> [WHAT IS NEEDED]
Keep only those lines of the records that include the string "this".

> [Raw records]
|---|
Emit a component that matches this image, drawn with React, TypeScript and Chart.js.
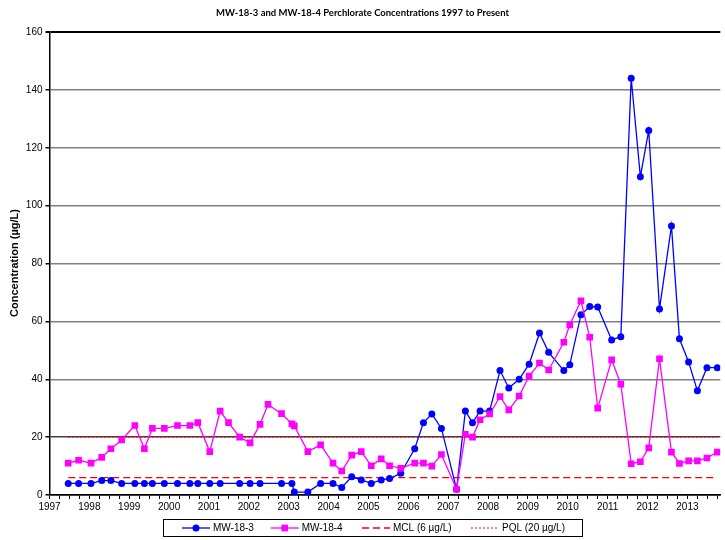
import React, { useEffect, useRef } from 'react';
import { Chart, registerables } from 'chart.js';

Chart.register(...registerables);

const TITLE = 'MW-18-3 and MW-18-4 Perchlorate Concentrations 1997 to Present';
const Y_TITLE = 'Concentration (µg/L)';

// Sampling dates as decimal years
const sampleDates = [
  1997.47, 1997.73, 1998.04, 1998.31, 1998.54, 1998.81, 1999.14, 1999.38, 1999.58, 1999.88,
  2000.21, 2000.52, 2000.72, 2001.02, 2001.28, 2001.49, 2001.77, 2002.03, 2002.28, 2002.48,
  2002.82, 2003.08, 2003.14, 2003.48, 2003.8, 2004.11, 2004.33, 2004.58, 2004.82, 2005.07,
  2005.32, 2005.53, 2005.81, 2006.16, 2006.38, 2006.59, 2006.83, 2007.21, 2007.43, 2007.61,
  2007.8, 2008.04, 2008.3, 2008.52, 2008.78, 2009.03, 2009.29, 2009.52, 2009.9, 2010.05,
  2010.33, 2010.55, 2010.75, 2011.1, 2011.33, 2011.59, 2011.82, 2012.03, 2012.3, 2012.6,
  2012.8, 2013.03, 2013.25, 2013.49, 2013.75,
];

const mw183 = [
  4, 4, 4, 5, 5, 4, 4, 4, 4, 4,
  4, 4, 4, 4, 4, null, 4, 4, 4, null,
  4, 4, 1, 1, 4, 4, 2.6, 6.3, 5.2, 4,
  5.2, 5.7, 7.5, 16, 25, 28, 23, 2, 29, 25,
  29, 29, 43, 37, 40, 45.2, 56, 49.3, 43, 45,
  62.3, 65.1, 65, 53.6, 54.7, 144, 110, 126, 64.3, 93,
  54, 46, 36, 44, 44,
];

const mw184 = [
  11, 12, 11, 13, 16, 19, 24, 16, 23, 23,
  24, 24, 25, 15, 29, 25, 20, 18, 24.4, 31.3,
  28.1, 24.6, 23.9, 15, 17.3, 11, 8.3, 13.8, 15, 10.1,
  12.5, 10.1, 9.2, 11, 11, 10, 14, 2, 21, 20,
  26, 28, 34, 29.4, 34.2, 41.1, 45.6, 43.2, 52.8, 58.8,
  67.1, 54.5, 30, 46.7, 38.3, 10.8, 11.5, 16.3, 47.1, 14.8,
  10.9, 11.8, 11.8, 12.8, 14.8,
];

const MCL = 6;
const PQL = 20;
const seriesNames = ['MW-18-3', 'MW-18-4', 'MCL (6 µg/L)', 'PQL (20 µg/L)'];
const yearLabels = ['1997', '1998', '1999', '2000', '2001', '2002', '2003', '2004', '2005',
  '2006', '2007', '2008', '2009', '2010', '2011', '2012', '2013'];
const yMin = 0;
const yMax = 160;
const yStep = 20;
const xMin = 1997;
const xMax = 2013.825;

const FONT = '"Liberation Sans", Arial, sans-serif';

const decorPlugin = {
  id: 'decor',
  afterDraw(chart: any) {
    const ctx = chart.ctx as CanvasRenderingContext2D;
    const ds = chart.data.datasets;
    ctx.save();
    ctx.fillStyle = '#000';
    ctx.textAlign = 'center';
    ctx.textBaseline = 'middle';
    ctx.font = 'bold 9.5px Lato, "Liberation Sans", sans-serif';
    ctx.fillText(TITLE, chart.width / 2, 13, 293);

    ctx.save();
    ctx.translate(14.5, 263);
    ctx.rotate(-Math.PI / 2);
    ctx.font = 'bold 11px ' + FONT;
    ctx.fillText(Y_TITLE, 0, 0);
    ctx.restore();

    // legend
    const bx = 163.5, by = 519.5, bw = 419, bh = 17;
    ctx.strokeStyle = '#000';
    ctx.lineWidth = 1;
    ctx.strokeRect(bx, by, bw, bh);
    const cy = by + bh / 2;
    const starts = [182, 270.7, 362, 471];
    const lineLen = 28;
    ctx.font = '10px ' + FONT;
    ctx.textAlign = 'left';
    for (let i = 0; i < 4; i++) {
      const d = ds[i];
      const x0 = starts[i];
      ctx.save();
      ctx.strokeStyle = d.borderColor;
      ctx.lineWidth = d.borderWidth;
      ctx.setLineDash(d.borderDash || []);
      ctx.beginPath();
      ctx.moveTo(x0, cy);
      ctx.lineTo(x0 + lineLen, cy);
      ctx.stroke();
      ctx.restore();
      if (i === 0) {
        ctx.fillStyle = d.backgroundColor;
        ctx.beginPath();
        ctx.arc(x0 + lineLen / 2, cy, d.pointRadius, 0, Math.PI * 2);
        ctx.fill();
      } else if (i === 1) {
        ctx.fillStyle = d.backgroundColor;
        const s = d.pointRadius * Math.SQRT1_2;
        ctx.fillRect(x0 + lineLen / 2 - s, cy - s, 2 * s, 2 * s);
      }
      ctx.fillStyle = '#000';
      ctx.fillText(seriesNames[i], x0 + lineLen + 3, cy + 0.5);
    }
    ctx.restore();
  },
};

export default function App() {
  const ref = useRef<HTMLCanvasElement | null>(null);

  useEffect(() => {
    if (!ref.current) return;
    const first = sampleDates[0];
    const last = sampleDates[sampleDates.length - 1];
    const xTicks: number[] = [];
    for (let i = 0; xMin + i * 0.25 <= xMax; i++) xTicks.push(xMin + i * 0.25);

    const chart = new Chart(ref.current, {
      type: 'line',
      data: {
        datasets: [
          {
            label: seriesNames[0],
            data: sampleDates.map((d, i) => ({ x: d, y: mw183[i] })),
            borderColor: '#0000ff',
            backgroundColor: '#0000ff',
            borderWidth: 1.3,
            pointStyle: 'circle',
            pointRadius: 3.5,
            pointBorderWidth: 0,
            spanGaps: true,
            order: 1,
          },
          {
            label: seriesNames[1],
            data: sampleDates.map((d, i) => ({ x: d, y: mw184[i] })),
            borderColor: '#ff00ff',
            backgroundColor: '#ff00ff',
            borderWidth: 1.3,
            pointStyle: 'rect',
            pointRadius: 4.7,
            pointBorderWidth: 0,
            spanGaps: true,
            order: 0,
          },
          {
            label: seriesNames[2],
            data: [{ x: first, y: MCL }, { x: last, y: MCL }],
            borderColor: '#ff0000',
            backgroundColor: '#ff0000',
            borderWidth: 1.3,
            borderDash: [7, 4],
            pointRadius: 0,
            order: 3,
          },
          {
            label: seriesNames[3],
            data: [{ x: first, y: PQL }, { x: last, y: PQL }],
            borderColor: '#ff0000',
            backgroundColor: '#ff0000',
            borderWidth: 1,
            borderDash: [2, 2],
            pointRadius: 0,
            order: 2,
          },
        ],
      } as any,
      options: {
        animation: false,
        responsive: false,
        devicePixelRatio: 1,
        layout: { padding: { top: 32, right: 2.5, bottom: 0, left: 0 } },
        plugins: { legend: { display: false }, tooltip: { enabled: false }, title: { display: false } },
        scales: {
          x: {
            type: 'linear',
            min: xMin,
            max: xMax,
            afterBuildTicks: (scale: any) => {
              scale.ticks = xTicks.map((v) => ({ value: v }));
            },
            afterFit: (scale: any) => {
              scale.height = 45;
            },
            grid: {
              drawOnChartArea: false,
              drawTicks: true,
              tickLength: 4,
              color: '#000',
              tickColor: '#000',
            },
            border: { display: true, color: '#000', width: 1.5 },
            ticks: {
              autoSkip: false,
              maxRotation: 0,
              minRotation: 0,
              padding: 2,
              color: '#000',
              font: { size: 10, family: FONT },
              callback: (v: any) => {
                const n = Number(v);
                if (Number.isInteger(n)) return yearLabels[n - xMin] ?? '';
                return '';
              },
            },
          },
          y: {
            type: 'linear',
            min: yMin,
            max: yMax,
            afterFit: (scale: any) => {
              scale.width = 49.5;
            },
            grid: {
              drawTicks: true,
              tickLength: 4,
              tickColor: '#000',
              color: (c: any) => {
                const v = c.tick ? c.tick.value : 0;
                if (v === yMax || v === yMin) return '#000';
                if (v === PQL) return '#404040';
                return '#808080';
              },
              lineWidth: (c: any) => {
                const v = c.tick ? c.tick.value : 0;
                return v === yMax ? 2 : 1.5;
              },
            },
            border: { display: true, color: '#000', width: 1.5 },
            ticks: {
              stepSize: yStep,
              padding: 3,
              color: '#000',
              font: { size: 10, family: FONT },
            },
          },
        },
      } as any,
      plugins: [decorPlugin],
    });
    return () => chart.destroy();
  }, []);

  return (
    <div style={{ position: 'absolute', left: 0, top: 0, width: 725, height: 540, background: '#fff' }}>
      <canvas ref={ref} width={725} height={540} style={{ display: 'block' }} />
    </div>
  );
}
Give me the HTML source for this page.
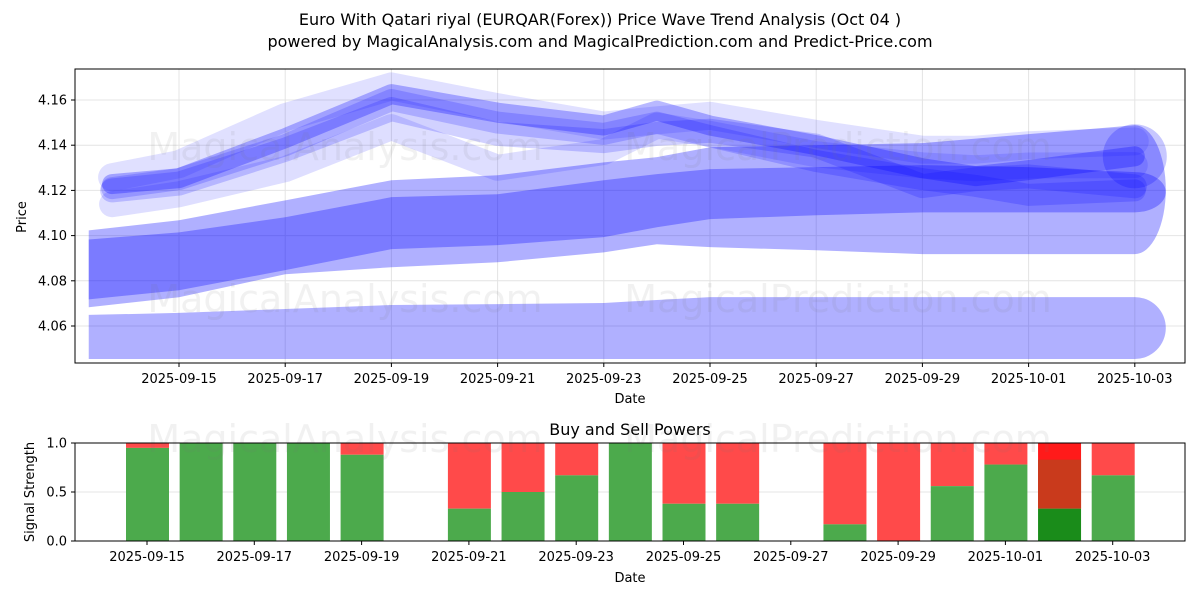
|---|
> [PROBLEM SOLUTION]
Emit a component that matches this image, drawn with React, TypeScript and Chart.js.
Give me the HTML source for this page.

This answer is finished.